> [What is being asked] Pictures within the data are to be left out; everything else must be reproduced exactly.

Rows from a dataset of charts and code:

((

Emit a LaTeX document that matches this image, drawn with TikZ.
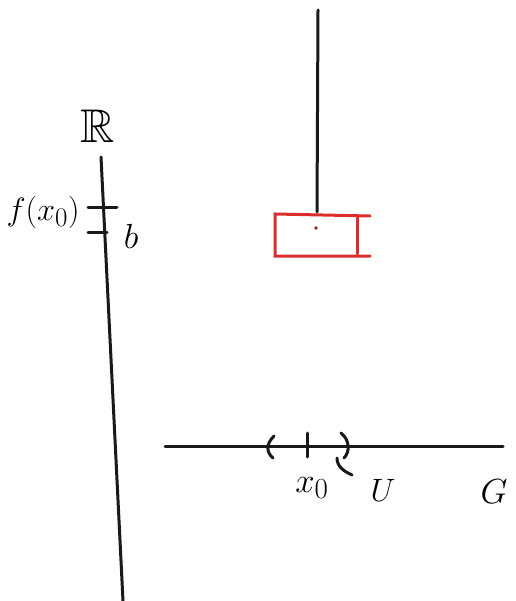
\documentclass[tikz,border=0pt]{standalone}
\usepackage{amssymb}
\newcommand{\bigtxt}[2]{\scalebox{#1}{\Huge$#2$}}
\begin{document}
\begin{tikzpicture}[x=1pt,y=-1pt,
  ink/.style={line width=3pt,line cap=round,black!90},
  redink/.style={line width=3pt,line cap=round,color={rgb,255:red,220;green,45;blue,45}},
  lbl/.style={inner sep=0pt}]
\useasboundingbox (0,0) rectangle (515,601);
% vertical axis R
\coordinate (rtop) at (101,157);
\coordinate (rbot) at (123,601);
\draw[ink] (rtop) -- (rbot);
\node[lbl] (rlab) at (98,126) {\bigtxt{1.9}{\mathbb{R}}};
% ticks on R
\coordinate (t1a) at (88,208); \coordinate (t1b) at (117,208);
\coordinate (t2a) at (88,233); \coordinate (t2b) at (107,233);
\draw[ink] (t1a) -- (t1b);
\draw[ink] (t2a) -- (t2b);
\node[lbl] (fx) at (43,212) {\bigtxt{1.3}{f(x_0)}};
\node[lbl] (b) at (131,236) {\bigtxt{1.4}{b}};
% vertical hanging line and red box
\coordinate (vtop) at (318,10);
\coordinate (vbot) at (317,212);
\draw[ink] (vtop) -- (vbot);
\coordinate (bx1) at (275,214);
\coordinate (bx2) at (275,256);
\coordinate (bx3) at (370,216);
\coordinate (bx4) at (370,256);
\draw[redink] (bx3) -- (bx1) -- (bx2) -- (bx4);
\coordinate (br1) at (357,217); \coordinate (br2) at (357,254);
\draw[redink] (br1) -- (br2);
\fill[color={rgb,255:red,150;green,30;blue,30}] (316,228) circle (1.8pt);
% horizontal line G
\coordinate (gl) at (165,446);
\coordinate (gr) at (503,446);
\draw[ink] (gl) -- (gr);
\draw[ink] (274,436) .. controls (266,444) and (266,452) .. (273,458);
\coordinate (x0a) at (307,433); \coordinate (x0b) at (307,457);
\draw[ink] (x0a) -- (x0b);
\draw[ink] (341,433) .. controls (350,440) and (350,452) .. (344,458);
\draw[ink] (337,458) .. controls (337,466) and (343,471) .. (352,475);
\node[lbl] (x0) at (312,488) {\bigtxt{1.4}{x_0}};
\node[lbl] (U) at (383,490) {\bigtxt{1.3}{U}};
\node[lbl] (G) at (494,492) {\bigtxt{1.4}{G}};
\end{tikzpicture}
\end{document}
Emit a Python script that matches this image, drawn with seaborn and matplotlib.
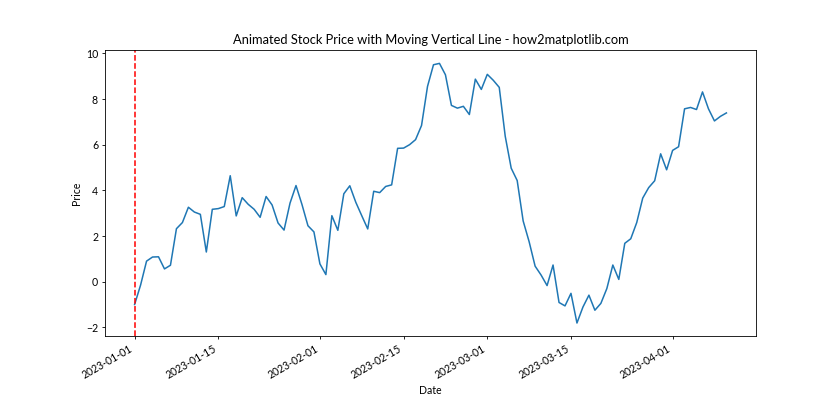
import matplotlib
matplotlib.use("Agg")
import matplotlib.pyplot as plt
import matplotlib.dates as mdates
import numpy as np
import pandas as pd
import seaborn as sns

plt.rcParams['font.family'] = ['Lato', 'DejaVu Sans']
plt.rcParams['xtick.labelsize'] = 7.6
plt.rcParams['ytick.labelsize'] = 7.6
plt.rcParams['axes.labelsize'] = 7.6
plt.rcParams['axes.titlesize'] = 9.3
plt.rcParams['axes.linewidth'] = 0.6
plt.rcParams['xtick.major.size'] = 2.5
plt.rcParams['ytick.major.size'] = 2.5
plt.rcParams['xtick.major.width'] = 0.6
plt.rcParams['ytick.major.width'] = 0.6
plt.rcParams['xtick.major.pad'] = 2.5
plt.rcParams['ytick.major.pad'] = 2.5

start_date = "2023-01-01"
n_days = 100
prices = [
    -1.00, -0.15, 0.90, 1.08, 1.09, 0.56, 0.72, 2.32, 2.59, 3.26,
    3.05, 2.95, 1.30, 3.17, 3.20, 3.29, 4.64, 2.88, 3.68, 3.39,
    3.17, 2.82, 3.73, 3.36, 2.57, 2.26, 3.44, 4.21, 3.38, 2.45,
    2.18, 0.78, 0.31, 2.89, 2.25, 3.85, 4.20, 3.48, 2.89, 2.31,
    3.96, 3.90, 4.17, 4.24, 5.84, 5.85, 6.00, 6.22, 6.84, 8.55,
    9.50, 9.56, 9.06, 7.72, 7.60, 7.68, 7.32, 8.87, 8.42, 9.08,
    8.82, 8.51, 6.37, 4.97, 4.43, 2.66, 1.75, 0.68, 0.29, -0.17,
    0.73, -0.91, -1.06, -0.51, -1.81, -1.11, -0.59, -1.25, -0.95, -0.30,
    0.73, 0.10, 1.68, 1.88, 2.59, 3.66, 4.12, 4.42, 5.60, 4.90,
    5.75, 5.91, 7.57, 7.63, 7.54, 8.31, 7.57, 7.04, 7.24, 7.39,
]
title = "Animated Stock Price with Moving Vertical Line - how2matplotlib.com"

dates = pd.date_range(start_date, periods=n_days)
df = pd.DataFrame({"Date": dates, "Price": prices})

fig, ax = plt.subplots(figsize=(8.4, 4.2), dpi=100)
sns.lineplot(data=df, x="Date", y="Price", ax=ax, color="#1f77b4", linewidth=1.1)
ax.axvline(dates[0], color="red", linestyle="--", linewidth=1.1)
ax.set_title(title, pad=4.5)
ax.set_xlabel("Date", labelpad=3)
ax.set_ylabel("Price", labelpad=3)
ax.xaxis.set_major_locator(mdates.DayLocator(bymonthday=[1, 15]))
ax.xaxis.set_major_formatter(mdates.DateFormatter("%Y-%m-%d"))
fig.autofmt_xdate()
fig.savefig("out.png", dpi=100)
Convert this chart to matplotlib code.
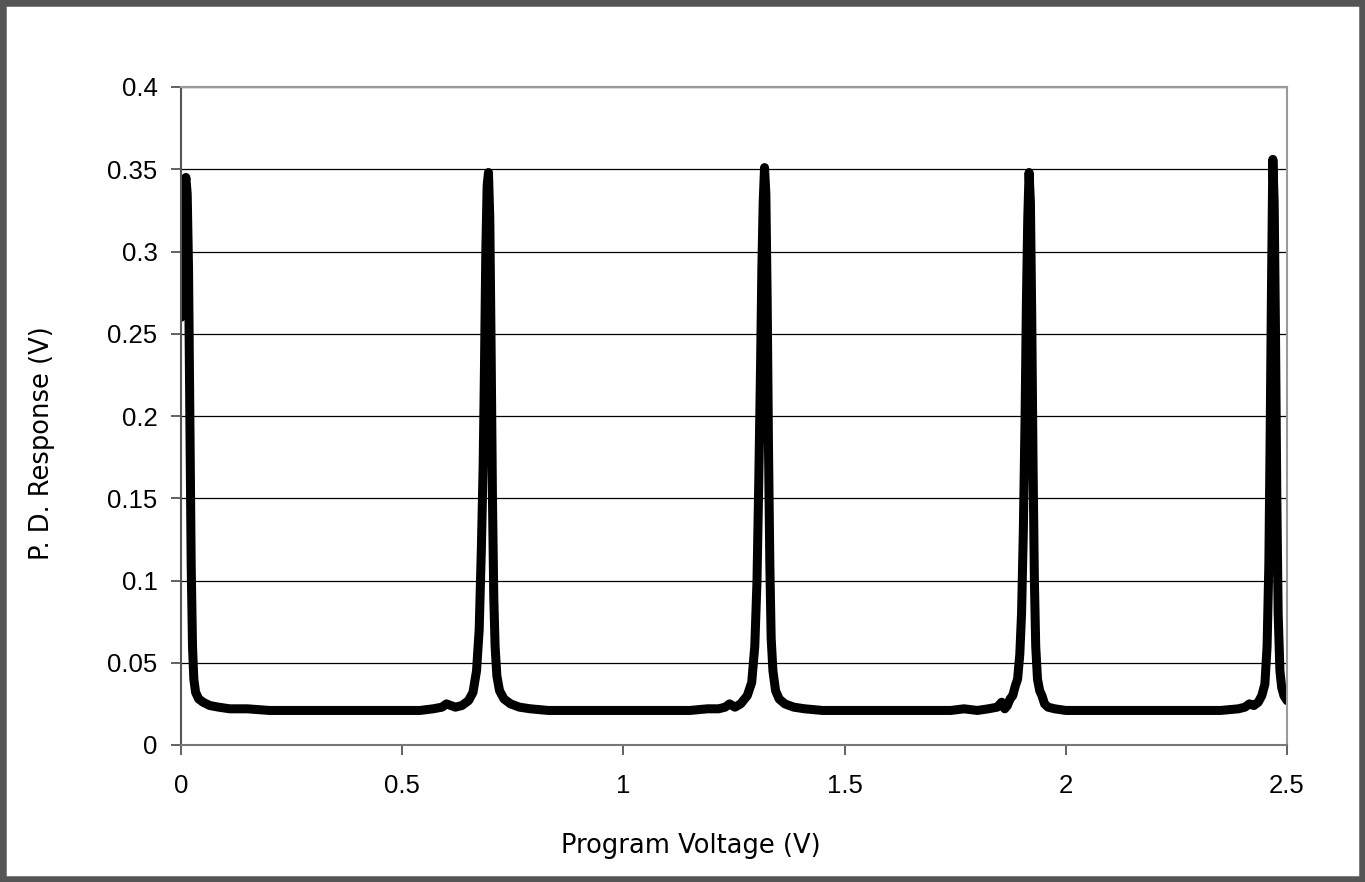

))

> [Result of this task]
Emit a LaTeX document that matches this image, drawn with TikZ.
\documentclass[tikz,border=0pt]{standalone}
\usepackage{amssymb}
\newcommand{\bigtxt}[2]{\scalebox{#1}{\Huge$#2$}}
\begin{document}
\begin{tikzpicture}[x=1pt,y=-1pt,
  ink/.style={line width=3pt,line cap=round,black!90},
  redink/.style={line width=3pt,line cap=round,color={rgb,255:red,220;green,45;blue,45}},
  lbl/.style={inner sep=0pt}]
\useasboundingbox (0,0) rectangle (515,601);
% vertical axis R
\coordinate (rtop) at (101,157);
\coordinate (rbot) at (123,601);
\draw[ink] (rtop) -- (rbot);
\node[lbl] (rlab) at (98,126) {\bigtxt{1.9}{\mathbb{R}}};
% ticks on R
\coordinate (t1a) at (88,208); \coordinate (t1b) at (117,208);
\coordinate (t2a) at (88,233); \coordinate (t2b) at (107,233);
\draw[ink] (t1a) -- (t1b);
\draw[ink] (t2a) -- (t2b);
\node[lbl] (fx) at (43,212) {\bigtxt{1.3}{f(x_0)}};
\node[lbl] (b) at (131,236) {\bigtxt{1.4}{b}};
% vertical hanging line and red box
\coordinate (vtop) at (318,10);
\coordinate (vbot) at (317,212);
\draw[ink] (vtop) -- (vbot);
\coordinate (bx1) at (275,214);
\coordinate (bx2) at (275,256);
\coordinate (bx3) at (370,216);
\coordinate (bx4) at (370,256);
\draw[redink] (bx3) -- (bx1) -- (bx2) -- (bx4);
\coordinate (br1) at (357,217); \coordinate (br2) at (357,254);
\draw[redink] (br1) -- (br2);
\fill[color={rgb,255:red,150;green,30;blue,30}] (316,228) circle (1.8pt);
% horizontal line G
\coordinate (gl) at (165,446);
\coordinate (gr) at (503,446);
\draw[ink] (gl) -- (gr);
\draw[ink] (274,436) .. controls (266,444) and (266,452) .. (273,458);
\coordinate (x0a) at (307,433); \coordinate (x0b) at (307,457);
\draw[ink] (x0a) -- (x0b);
\draw[ink] (341,433) .. controls (350,440) and (350,452) .. (344,458);
\draw[ink] (337,458) .. controls (337,466) and (343,471) .. (352,475);
\node[lbl] (x0) at (312,488) {\bigtxt{1.4}{x_0}};
\node[lbl] (U) at (383,490) {\bigtxt{1.3}{U}};
\node[lbl] (G) at (494,492) {\bigtxt{1.4}{G}};
\end{tikzpicture}
\end{document}
Emit a Python script that matches this image, drawn with seaborn and matplotlib.
import matplotlib
matplotlib.use("Agg")
import matplotlib.pyplot as plt
import matplotlib.dates as mdates
import numpy as np
import pandas as pd
import seaborn as sns

plt.rcParams['font.family'] = ['Lato', 'DejaVu Sans']
plt.rcParams['xtick.labelsize'] = 7.6
plt.rcParams['ytick.labelsize'] = 7.6
plt.rcParams['axes.labelsize'] = 7.6
plt.rcParams['axes.titlesize'] = 9.3
plt.rcParams['axes.linewidth'] = 0.6
plt.rcParams['xtick.major.size'] = 2.5
plt.rcParams['ytick.major.size'] = 2.5
plt.rcParams['xtick.major.width'] = 0.6
plt.rcParams['ytick.major.width'] = 0.6
plt.rcParams['xtick.major.pad'] = 2.5
plt.rcParams['ytick.major.pad'] = 2.5

start_date = "2023-01-01"
n_days = 100
prices = [
    -1.00, -0.15, 0.90, 1.08, 1.09, 0.56, 0.72, 2.32, 2.59, 3.26,
    3.05, 2.95, 1.30, 3.17, 3.20, 3.29, 4.64, 2.88, 3.68, 3.39,
    3.17, 2.82, 3.73, 3.36, 2.57, 2.26, 3.44, 4.21, 3.38, 2.45,
    2.18, 0.78, 0.31, 2.89, 2.25, 3.85, 4.20, 3.48, 2.89, 2.31,
    3.96, 3.90, 4.17, 4.24, 5.84, 5.85, 6.00, 6.22, 6.84, 8.55,
    9.50, 9.56, 9.06, 7.72, 7.60, 7.68, 7.32, 8.87, 8.42, 9.08,
    8.82, 8.51, 6.37, 4.97, 4.43, 2.66, 1.75, 0.68, 0.29, -0.17,
    0.73, -0.91, -1.06, -0.51, -1.81, -1.11, -0.59, -1.25, -0.95, -0.30,
    0.73, 0.10, 1.68, 1.88, 2.59, 3.66, 4.12, 4.42, 5.60, 4.90,
    5.75, 5.91, 7.57, 7.63, 7.54, 8.31, 7.57, 7.04, 7.24, 7.39,
]
title = "Animated Stock Price with Moving Vertical Line - how2matplotlib.com"

dates = pd.date_range(start_date, periods=n_days)
df = pd.DataFrame({"Date": dates, "Price": prices})

fig, ax = plt.subplots(figsize=(8.4, 4.2), dpi=100)
sns.lineplot(data=df, x="Date", y="Price", ax=ax, color="#1f77b4", linewidth=1.1)
ax.axvline(dates[0], color="red", linestyle="--", linewidth=1.1)
ax.set_title(title, pad=4.5)
ax.set_xlabel("Date", labelpad=3)
ax.set_ylabel("Price", labelpad=3)
ax.xaxis.set_major_locator(mdates.DayLocator(bymonthday=[1, 15]))
ax.xaxis.set_major_formatter(mdates.DateFormatter("%Y-%m-%d"))
fig.autofmt_xdate()
fig.savefig("out.png", dpi=100)
Convert this chart to matplotlib code.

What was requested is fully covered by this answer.